Essentially what happened was this: the Good Weekend photographer involved told Fairfax management he did not propose to lodge a complaint and that there was no behaviour of mine that he wished to complain about, but it took him two weeks to sign a letter to this effect; I fired my deputy editor for disloyalty for behaviour associated with the matter; the Media Entertainment and Arts Alliance (MEAA), the journalists’ union, instigated industrial action, first directing a work-to-rule at Good Weekend, then a Fairfax-wide stoppage, to protest my management style. Ultimately the photographer resigned, the MEAA ended its campaign, several of my staff left and I continued in the job.

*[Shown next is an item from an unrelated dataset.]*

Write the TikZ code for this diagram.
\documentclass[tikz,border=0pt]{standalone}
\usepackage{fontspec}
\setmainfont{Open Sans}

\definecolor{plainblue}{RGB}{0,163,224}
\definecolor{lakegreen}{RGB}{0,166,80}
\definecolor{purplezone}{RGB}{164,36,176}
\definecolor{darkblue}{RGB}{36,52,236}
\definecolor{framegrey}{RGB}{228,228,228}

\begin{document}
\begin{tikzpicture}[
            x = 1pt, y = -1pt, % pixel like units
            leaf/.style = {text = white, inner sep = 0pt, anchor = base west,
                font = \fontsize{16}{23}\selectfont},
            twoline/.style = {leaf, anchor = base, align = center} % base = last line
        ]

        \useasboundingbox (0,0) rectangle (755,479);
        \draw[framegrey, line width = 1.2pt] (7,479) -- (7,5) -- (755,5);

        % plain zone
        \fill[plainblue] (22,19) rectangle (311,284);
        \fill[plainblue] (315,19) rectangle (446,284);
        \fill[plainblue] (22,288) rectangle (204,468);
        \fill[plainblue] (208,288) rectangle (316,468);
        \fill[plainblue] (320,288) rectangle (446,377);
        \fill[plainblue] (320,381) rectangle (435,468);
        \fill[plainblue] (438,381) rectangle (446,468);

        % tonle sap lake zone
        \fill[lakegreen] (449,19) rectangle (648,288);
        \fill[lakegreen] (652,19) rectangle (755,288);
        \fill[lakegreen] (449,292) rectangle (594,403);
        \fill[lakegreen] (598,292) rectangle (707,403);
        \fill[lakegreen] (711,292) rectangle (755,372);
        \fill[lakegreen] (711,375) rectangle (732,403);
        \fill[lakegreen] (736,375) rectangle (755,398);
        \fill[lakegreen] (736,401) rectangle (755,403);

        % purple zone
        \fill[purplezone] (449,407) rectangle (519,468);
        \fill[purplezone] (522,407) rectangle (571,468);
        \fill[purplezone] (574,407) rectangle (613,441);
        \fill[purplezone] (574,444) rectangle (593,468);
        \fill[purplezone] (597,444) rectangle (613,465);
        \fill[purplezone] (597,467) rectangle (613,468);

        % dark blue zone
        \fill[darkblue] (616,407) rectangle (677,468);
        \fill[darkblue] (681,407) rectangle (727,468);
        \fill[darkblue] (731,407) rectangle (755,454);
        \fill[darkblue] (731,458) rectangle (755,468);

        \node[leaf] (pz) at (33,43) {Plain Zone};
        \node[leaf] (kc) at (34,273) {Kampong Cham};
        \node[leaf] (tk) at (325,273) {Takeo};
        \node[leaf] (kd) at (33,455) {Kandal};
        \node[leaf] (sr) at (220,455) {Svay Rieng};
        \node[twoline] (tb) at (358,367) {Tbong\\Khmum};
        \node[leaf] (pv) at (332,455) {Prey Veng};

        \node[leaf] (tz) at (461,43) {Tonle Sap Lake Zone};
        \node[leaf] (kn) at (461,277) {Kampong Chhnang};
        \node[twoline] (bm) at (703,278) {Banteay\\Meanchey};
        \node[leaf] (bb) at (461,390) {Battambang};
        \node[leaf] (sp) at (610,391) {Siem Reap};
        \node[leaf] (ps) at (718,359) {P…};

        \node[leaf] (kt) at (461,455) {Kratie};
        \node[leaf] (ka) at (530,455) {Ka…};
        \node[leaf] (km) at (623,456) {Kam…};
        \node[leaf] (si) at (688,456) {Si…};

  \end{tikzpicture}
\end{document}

But this bland summary scarcely does justice to a situation where other agendas were being brought into play, old scores against the company being settled, and individual grievances that had nothing to do with me became part of the mix. And I was the one in the spotlight, I was the one who, in defending herself and her reputation against insidious rumours of poor behaviour, became the target. As well, intimidatory tactics were used to pressure those of my staff who were loyal into lining up against me. All the time this was happening, I was trying to control my emotions. I could not afford to crack-up but I came very close. How do you retain composure, and continue to try to put out a magazine, when you are the subject of such lurid speculation?